Set exercise:
Count how many lines below include the string "draw", and give that number without anything else.

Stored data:
>> Begin

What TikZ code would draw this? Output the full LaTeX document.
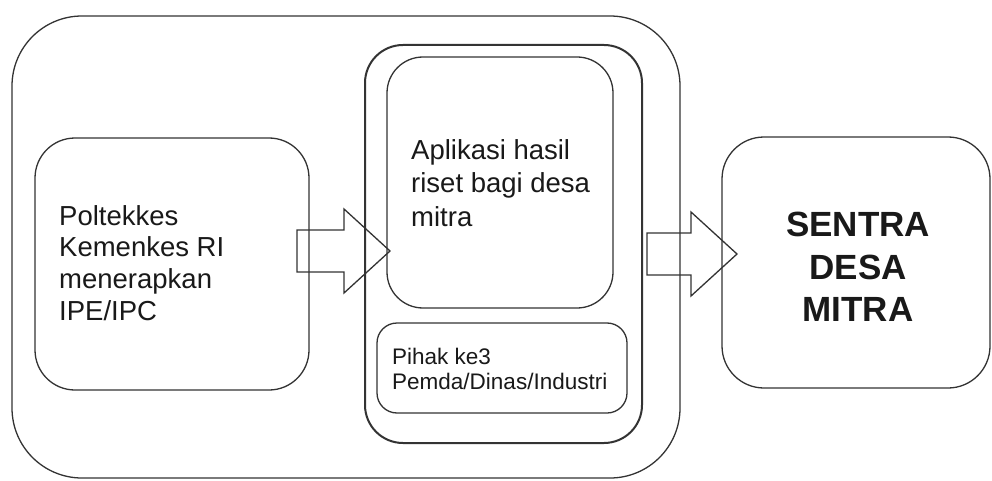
\documentclass[tikz,border=0pt]{standalone}
\usepackage{fontspec}
\setmainfont{Liberation Sans}
\usetikzlibrary{calc}
\tikzset{
  box/.style={draw=black!80, line width=1.3pt, rounded corners=#1, inner sep=0pt},
  box/.default=40pt,
  txt/.style={inner sep=0pt, align=left, anchor=west, text=black!90},
  barrow/.style={draw=black!80, line width=1.3pt, line join=miter}
}
\newcommand\blockarrow[2]{%
  \draw[barrow] let \p1=(#1), \p2=(#2) in
    (\x1,\y1+21pt) -- (\x2-46pt,\y1+21pt) -- (\x2-46pt,\y1+42pt) -- (\x2,\y1)
    -- (\x2-46pt,\y1-42pt) -- (\x2-46pt,\y1-21pt) -- (\x1,\y1-21pt) -- cycle;}
\begin{document}
\begin{tikzpicture}[x=1pt,y=-1pt]
\useasboundingbox[fill=white] (0,0) rectangle (992,481);
% boxes
\node[box=70pt, minimum width=668pt, minimum height=462pt] (outer) at (346,247) {};
\node[box=40pt, minimum width=274pt, minimum height=252pt] (left) at (172,264) {};
\node[box=38pt, minimum width=277pt, minimum height=398pt, line width=2pt] (mid) at (503.5,244) {};
\node[box=36pt, minimum width=226pt, minimum height=251pt] (app) at (500,182.5) {};
\node[box=20pt, minimum width=250pt, minimum height=90pt] (pihak) at (502,368) {};
\node[box=42pt, minimum width=268pt, minimum height=251pt] (sentra) at (856,262.5) {};
% texts
\node[txt, font=\fontsize{27.5}{31.7}\selectfont] (lefttxt) at (59,263)
  {Poltekkes\\Kemenkes RI\\menerapkan\\IPE/IPC};
\node[txt, font=\fontsize{27.5}{33.5}\selectfont] (apptxt) at (411,183)
  {Aplikasi hasil\\riset bagi desa\\mitra};
\node[txt, font=\fontsize{22.5}{25}\selectfont] (pihaktxt) at (392,369)
  {Pihak ke3\\Pemda/Dinas/Industri};
\node[inner sep=0pt, align=center, text=black!90, font=\bfseries\fontsize{35}{42.5}\selectfont] (sentratxt) at (858,267)
  {SENTRA\\DESA\\MITRA};
% arrows
\coordinate (a1s) at (297,251);
\coordinate (a1t) at (390,251);
\coordinate (a2s) at (647,254);
\coordinate (a2t) at (737,254);
\blockarrow{a1s}{a1t}
\blockarrow{a2s}{a2t}
\end{tikzpicture}
\end{document}
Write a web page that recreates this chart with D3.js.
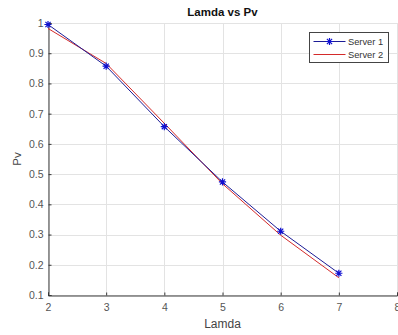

>> End

Correct result:
4